For very large datasets (millions of rows):

  • Use Parquet format instead of CSV (faster loading)
  • Consider sampling if you don't need all rows
  • Foundation mode is automatically enabled for 100K+ rows

Training Fails

Check the error message:

if fm.status == "error":
    print(f"Error: {fm.error_message}")

Common causes:

  • Empty or malformed data file
  • All columns have zero variance (no information)
  • Insufficient data (need at least ~100 rows)

Next Steps

Once your Foundational Model is trained:

Where are my hyperparameters?

There aren't any. That's the point.

Traditional ML requires tuning learning rates, batch sizes, layer dimensions, dropout rates, regularization strengths, and dozens of other parameters. Getting these wrong means poor results; getting them right requires expertise and extensive experimentation.

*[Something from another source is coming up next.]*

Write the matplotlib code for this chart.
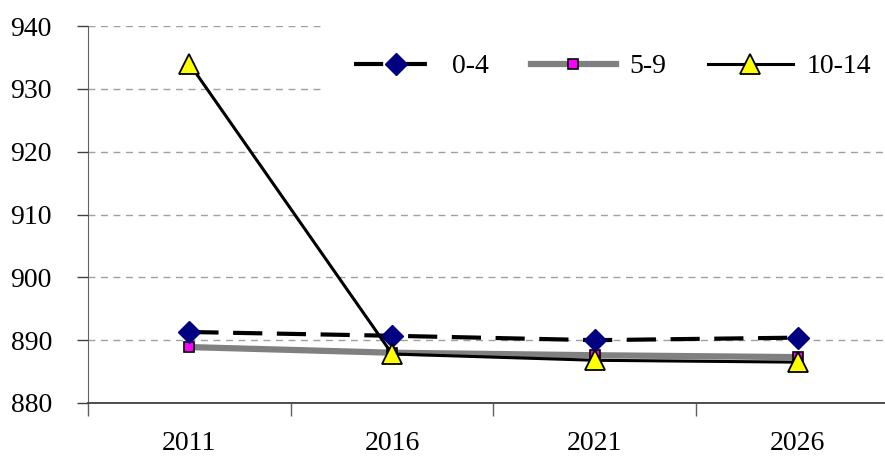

Featrix eliminates this entirely. The model analyzes your data and automatically configures itself—architecture, learning rate schedules, regularization, and training dynamics are all determined by the structure and statistics of your dataset. Your data is the configuration.

The only parameter you can optionally specify is epochs—the number of passes over your data. Even this is usually unnecessary; Featrix monitors training progress and stops when the model has learned what it can. For large datasets in foundation mode, the effective number of passes is automatically reduced since each epoch already covers substantial data.

This isn't a limitation—it's a design choice. Hyperparameter tuning is where most ML projects waste time and where most mistakes happen. By making your data the sole input, Featrix ensures reproducible results without requiring ML expertise.